Tuesday, January 29, 2013

Ed Reed

A wonderful story about Ed Reed on ESPN.  Damn, it makes you almost want to root for the Ravens.

Here's something interesting:
In time, Reed grew comfortable around Hall and her husband, Walter, who worked as a foreman at a nearby oil refinery. They had four children of their own, and Reed soon bonded with each of them. His life at home with his parents wasn't anything he wanted to run away from, but he understood the Halls offered a discipline he needed if he wanted to get to college. 
"One day he asked me, 'Do you think I could come stay with you? Because I know I'll get up and go to school every day if I'm here,'" Hall said this week, recalling the conversation while sitting on a bench outside Destrehan High School. "I said, 'You know what, baby? You're here at the house all the time anyway, you might as well bring some clothes and move in.' And once Edward gets in your life, he's in your life forever." 
It didn't matter that they were white and he was black -- the Halls soon became a second family to him, and Reed's parents supported the move. Each night, Reed would labor over his homework, pondering math equations with the same intense focus he would one day use to study NFL game film. One evening, Hall recalls, she was doing the dishes while Reed sat at the kitchen table, finishing up an assignment.
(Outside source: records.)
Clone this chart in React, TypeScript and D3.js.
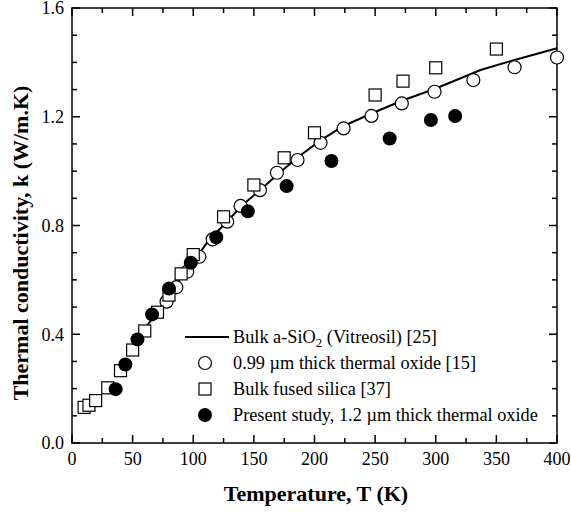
import React, { useRef, useEffect } from "react";
import * as d3 from "d3";

// Bulk a-SiO2 (Vitreosil) [25]
const lineT = [50, 60, 70, 80, 90, 100, 108, 114, 128, 139, 155, 169, 186, 205, 224, 247, 272, 300, 337, 365, 400];
const lineK = [0.35, 0.42, 0.48, 0.545, 0.61, 0.67, 0.716, 0.753, 0.814, 0.869, 0.93, 0.986, 1.05, 1.113, 1.166, 1.212, 1.259, 1.304, 1.372, 1.409, 1.452];

// 0.99 um thick thermal oxide [15]
const oxideT = [78, 86, 95, 105, 116, 128, 139, 155, 169, 186, 205, 224, 247, 272, 299, 331, 365, 400];
const oxideK = [0.52, 0.573, 0.63, 0.685, 0.749, 0.814, 0.872, 0.93, 0.994, 1.041, 1.104, 1.157, 1.203, 1.249, 1.292, 1.335, 1.382, 1.418];

// Bulk fused silica [37]
const silicaT = [10, 14, 19.5, 29.5, 40, 50, 60, 70.5, 80, 90, 100, 125, 150, 175, 200, 250, 273, 300, 350];
const silicaK = [0.131, 0.139, 0.156, 0.203, 0.266, 0.342, 0.412, 0.481, 0.544, 0.622, 0.693, 0.832, 0.949, 1.049, 1.141, 1.28, 1.331, 1.38, 1.449];

// Present study, 1.2 um thick thermal oxide
const presentT = [36, 44, 54, 66, 80, 98, 119, 145, 177, 214, 262, 296, 316];
const presentK = [0.198, 0.289, 0.381, 0.473, 0.568, 0.663, 0.757, 0.852, 0.945, 1.037, 1.12, 1.188, 1.203];

const xTicks = [0, 50, 100, 150, 200, 250, 300, 350, 400];
const yTicks = [0.0, 0.4, 0.8, 1.2, 1.6];

const W = 571;
const H = 513;
const FONT = "'Liberation Serif', 'Times New Roman', serif";

export default function App() {
  const ref = useRef<SVGSVGElement>(null);

  useEffect(() => {
    if (!ref.current) return;
    const svg = d3.select(ref.current);
    svg.selectAll("*").remove();

    const left = 72, right = 557, top = 8, bottom = 443;
    const x = d3.scaleLinear().domain([0, 400]).range([left, right]);
    const y = d3.scaleLinear().domain([0, 1.6]).range([bottom, top]);

    const g = svg.append("g");

    // ticks (inward, all four sides)
    const xMinor = d3.range(0, 401, 25);
    const yMinor = d3.range(0, 1.61, 0.1);
    const isMajorX = (v: number) => v % 50 === 0;
    const isMajorY = (v: number) => Math.abs(Math.round(v * 10) % 4) === 0;

    xMinor.forEach((v) => {
      const len = isMajorX(v) ? 8 : 5;
      g.append("line").attr("x1", x(v)).attr("x2", x(v)).attr("y1", bottom).attr("y2", bottom - len)
        .attr("stroke", "#000").attr("stroke-width", 1.5);
      g.append("line").attr("x1", x(v)).attr("x2", x(v)).attr("y1", top).attr("y2", top + len)
        .attr("stroke", "#000").attr("stroke-width", 1.5);
    });
    yMinor.forEach((v) => {
      const len = isMajorY(v) ? 8 : 5;
      g.append("line").attr("x1", left).attr("x2", left + len).attr("y1", y(v)).attr("y2", y(v))
        .attr("stroke", "#000").attr("stroke-width", 1.5);
      g.append("line").attr("x1", right).attr("x2", right - len).attr("y1", y(v)).attr("y2", y(v))
        .attr("stroke", "#000").attr("stroke-width", 1.5);
    });

    g.append("rect").attr("x", left).attr("y", top).attr("width", right - left).attr("height", bottom - top)
      .attr("fill", "none").attr("stroke", "#000").attr("stroke-width", 1.5);

    // tick labels
    g.selectAll("text.xt").data(xTicks).enter().append("text")
      .attr("x", (d) => x(d)).attr("y", bottom + 22)
      .attr("text-anchor", "middle").attr("font-family", FONT).attr("font-size", 18)
      .text((d) => d);
    g.selectAll("text.yt").data(yTicks).enter().append("text")
      .attr("x", left - 8).attr("y", (d) => y(d)).attr("dy", "0.35em")
      .attr("text-anchor", "end").attr("font-family", FONT).attr("font-size", 18)
      .text((d) => d.toFixed(1));

    // axis titles
    g.append("text").attr("x", 316).attr("y", 501).attr("text-anchor", "middle")
      .attr("font-family", FONT).attr("font-size", 22).attr("font-weight", "bold")
      .text("Temperature, T (K)");
    g.append("text").attr("transform", `translate(28, 243) rotate(-90)`).attr("text-anchor", "middle")
      .attr("font-family", FONT).attr("font-size", 22).attr("font-weight", "bold")
      .text("Thermal conductivity, k (W/m.K)");

    // Vitreosil line
    const line = d3.line<number>().x((d) => x(d)).y((_d, i) => y(lineK[i]));
    g.append("path").attr("d", line(lineT)).attr("fill", "none").attr("stroke", "#000").attr("stroke-width", 2);

    // open circles
    g.selectAll("circle.ox").data(oxideT).enter().append("circle")
      .attr("cx", (d) => x(d)).attr("cy", (_d, i) => y(oxideK[i])).attr("r", 6.5)
      .attr("fill", "#fff").attr("stroke", "#000").attr("stroke-width", 1.2);

    // open squares
    const s = 12;
    g.selectAll("rect.si").data(silicaT).enter().append("rect")
      .attr("x", (d) => x(d) - s / 2).attr("y", (_d, i) => y(silicaK[i]) - s / 2)
      .attr("width", s).attr("height", s)
      .attr("fill", "#fff").attr("stroke", "#000").attr("stroke-width", 1.2);

    // filled circles
    g.selectAll("circle.pr").data(presentT).enter().append("circle")
      .attr("cx", (d) => x(d)).attr("cy", (_d, i) => y(presentK[i])).attr("r", 7)
      .attr("fill", "#000");

    // legend
    const lx = 205, tx = 233;
    const rows = [337, 363, 389, 415];
    g.append("line").attr("x1", 185).attr("x2", 229).attr("y1", rows[0]).attr("y2", rows[0])
      .attr("stroke", "#000").attr("stroke-width", 2);
    g.append("circle").attr("cx", lx).attr("cy", rows[1]).attr("r", 6.5)
      .attr("fill", "#fff").attr("stroke", "#000").attr("stroke-width", 1.2);
    g.append("rect").attr("x", lx - s / 2).attr("y", rows[2] - s / 2).attr("width", s).attr("height", s)
      .attr("fill", "#fff").attr("stroke", "#000").attr("stroke-width", 1.2);
    g.append("circle").attr("cx", lx).attr("cy", rows[3]).attr("r", 7).attr("fill", "#000");

    const t0 = g.append("text").attr("x", tx).attr("y", rows[0]).attr("dy", "0.35em")
      .attr("font-family", FONT).attr("font-size", 18.3);
    t0.append("tspan").text("Bulk a-SiO");
    t0.append("tspan").attr("font-size", 13).attr("dy", 4).text("2");
    t0.append("tspan").attr("dy", -4).text(" (Vitreosil) [25]");

    const labels = ["0.99 \u00b5m thick thermal oxide [15]", "Bulk fused silica [37]", "Present study, 1.2 \u00b5m thick thermal oxide"];
    labels.forEach((l, i) => {
      g.append("text").attr("x", tx).attr("y", rows[i + 1]).attr("dy", "0.35em")
        .attr("font-family", FONT).attr("font-size", 18.3).text(l);
    });
  }, []);

  return (
    <svg ref={ref} width={W} height={H}
      style={{ position: "absolute", left: 0, top: 0, background: "#fff" }} />
  );
}
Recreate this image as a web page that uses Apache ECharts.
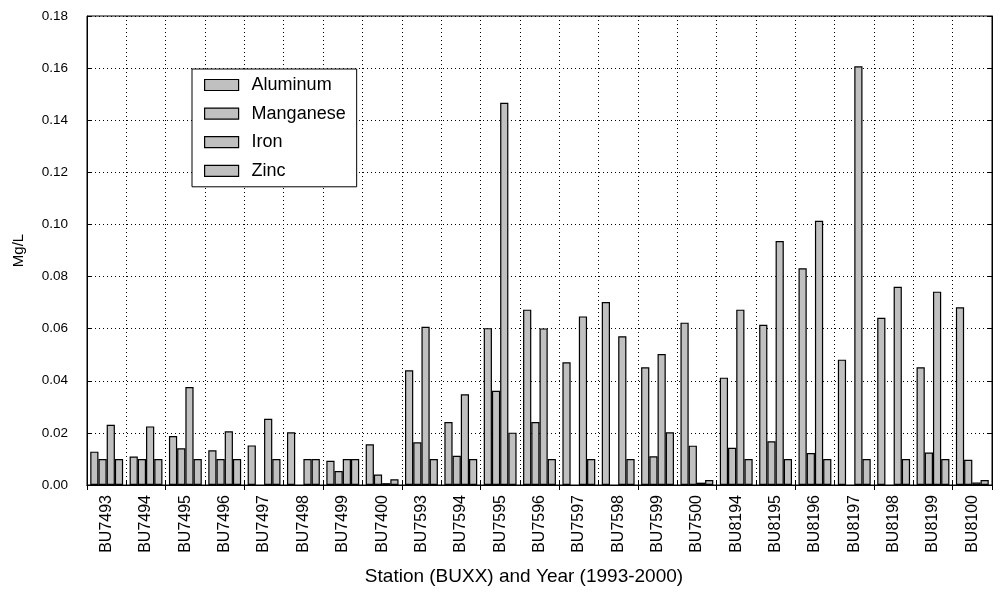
<!DOCTYPE html>
<html>
<head>
<meta charset="utf-8">
<script src="https://cdn.jsdelivr.net/npm/echarts@6/dist/echarts.min.js"></script>
<style>
html,body{margin:0;padding:0;background:#fff;}
#chart{width:1001px;height:592px;}
</style>
</head>
<body>
<div id="chart"></div>
<script>
var categories = ['BU7493','BU7494','BU7495','BU7496','BU7497','BU7498','BU7499','BU7400','BU7593','BU7594','BU7595','BU7596','BU7597','BU7598','BU7599','BU7500','BU8194','BU8195','BU8196','BU8197','BU8198','BU8199','BU8100'];
var aluminum  = [0.0128,0.0109,0.0188,0.0133,0.0152,0.0202,0.0093,0.0156,0.0440,0.0242,0.0602,0.0673,0.0471,0.0702,0.0452,0.0623,0.0412,0.0615,0.0832,0.0481,0.0642,0.0452,0.0682];
var manganese = [0.0100,0.0100,0.0141,0.0100,null,null,0.0054,0.0040,0.0164,0.0112,0.0362,0.0242,null,null,0.0110,0.0151,0.0143,0.0168,0.0123,null,null,0.0125,0.0097];
var iron      = [0.0231,0.0225,0.0376,0.0206,0.0254,0.0100,0.0100,0.0007,0.0607,0.0348,0.1467,0.0601,0.0647,0.0571,0.0503,0.0009,0.0673,0.0936,0.1014,0.1607,0.0761,0.0742,0.0010];
var zinc      = [0.0100,0.0100,0.0100,0.0100,0.0100,0.0100,0.0100,0.0022,0.0100,0.0100,0.0201,0.0100,0.0100,0.0100,0.0202,0.0019,0.0100,0.0100,0.0100,0.0100,0.0100,0.0100,0.0019];
var seriesNames = ['Aluminum','Manganese','Iron','Zinc'];
var seriesData = [aluminum, manganese, iron, zinc];

var FONT = '"Liberation Sans", Arial, sans-serif';
var chart = echarts.init(document.getElementById('chart'), null, {renderer:'canvas'});
var dotted = {color:'#000', width:1, type:[1,3]};

var series = seriesNames.map(function(n, i){
  return {
    name: n, type: 'bar', xAxisIndex: 0, yAxisIndex: 0,
    data: seriesData[i],
    barGap: '0%', barCategoryGap: '16.5%',
    itemStyle: {color:'#c0c0c0', borderColor:'#000', borderWidth:1.2},
    emphasis: {disabled:true},
    animation: false
  };
});

chart.setOption({
  animation: false,
  textStyle: {fontFamily: FONT},
  grid: {left:87, right:9, top:16, bottom:107, show:true, borderColor:'#000', borderWidth:1, backgroundColor:'#fff'},
  legend: {
    orient: 'vertical', left: 192, top: 69,
    data: seriesNames.map(function(n){ return {name:n, icon:'rect'}; }),
    backgroundColor: '#fff', borderColor: '#000', borderWidth: 1,
    padding: [7, 11, 7, 12],
    itemWidth: 34, itemHeight: 11, itemGap: 10.6,
    itemStyle: {color:'#c0c0c0', borderColor:'#000', borderWidth:1.2},
    textStyle: {fontFamily: FONT, fontSize: 18, color:'#000', lineHeight: 18, padding:[0,0,0,8]},
    selectedMode: false
  },
  xAxis: [{
    type: 'category', data: categories, position: 'bottom',
    name: 'Station (BUXX) and Year (1993-2000)', nameLocation: 'middle', nameGap: 82,
    nameTextStyle: {fontFamily: FONT, fontSize: 19, color:'#000', padding:[0,31,0,0]},
    axisLine: {show:true, lineStyle:{color:'#000', width:1}},
    axisTick: {show:true, inside:true, length:5, alignWithLabel:false, lineStyle:{color:'#000'}},
    axisLabel: {rotate: 90, fontFamily: FONT, fontSize: 16, color:'#000', margin: 10, interval: 0},
    splitLine: {show:true, interval: 0, lineStyle: dotted}
  },{
    type: 'category', data: categories, position: 'top',
    axisLine: {show:true, lineStyle:{color:'#000'}},
    axisTick: {show:true, inside:true, length:5, lineStyle:{color:'#000'}},
    axisLabel: {show:false}, splitLine: {show:false}
  }],
  yAxis: [{
    type: 'value', min: 0, max: 0.18, interval: 0.02, position: 'left',
    name: 'Mg/L', nameLocation: 'middle', nameGap: 61, nameRotate: 90,
    nameTextStyle: {fontFamily: FONT, fontSize: 15, color:'#000'},
    axisLine: {show:true, lineStyle:{color:'#000'}},
    axisTick: {show:true, inside:true, length:5, lineStyle:{color:'#000'}},
    axisLabel: {fontFamily: FONT, fontSize: 13.5, color:'#000', margin: 19,
      formatter: function(v){ return v.toFixed(2); }},
    splitLine: {show:true, lineStyle: dotted}
  },{
    type: 'value', min: 0, max: 0.18, interval: 0.02, position: 'right',
    axisLine: {show:true, lineStyle:{color:'#000'}},
    axisTick: {show:true, inside:true, length:5, lineStyle:{color:'#000'}},
    axisLabel: {show:false}, splitLine: {show:false}
  }],
  series: series
});
</script>
</body>
</html>
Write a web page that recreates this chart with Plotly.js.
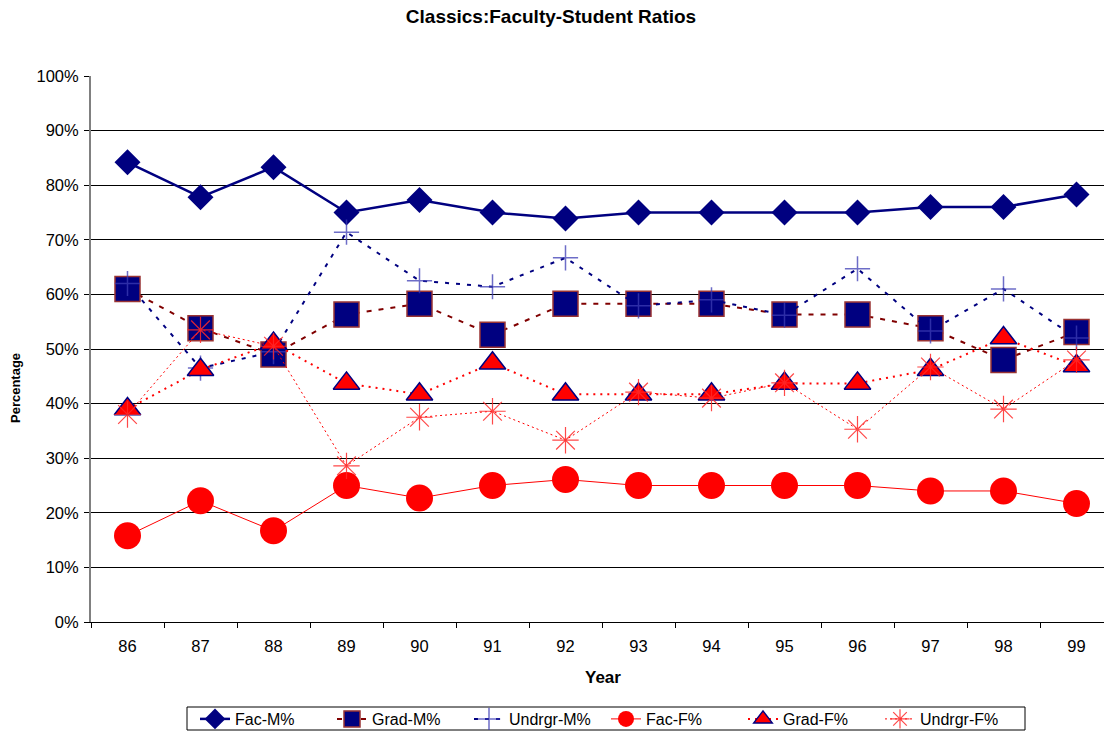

She looked over his shoulder to double-check his work, and he shooed her away. 
"No, no, no, I got this Ms. Hall," Reed said. "I got it."
Of course, this is similar to the Michael Oher story in the Blindside. Difference being, in the article, it sounds like Ed Reed's family was fairly normal - middle class - both parents worked and were around vs Michael Oher's mother who was a drug addict. I'm not sure what I'm missing here...but it's something...a child going to live with another family in town seems like a gigantic choice, one that a "regular" family wouldn't make. Let's put it this way: most, if not all, families I know would not consider this an option. How common a thing is this? You hear this same story about two athletes on the same pro football team, imagine all the other people where this situation goes down or could go down. I suspect this is a thing in the African American community...right? Or is this a thing that happens in poor communities?  Strikes me as something to be figured out more deeply, although I can see it being something people don't talk about.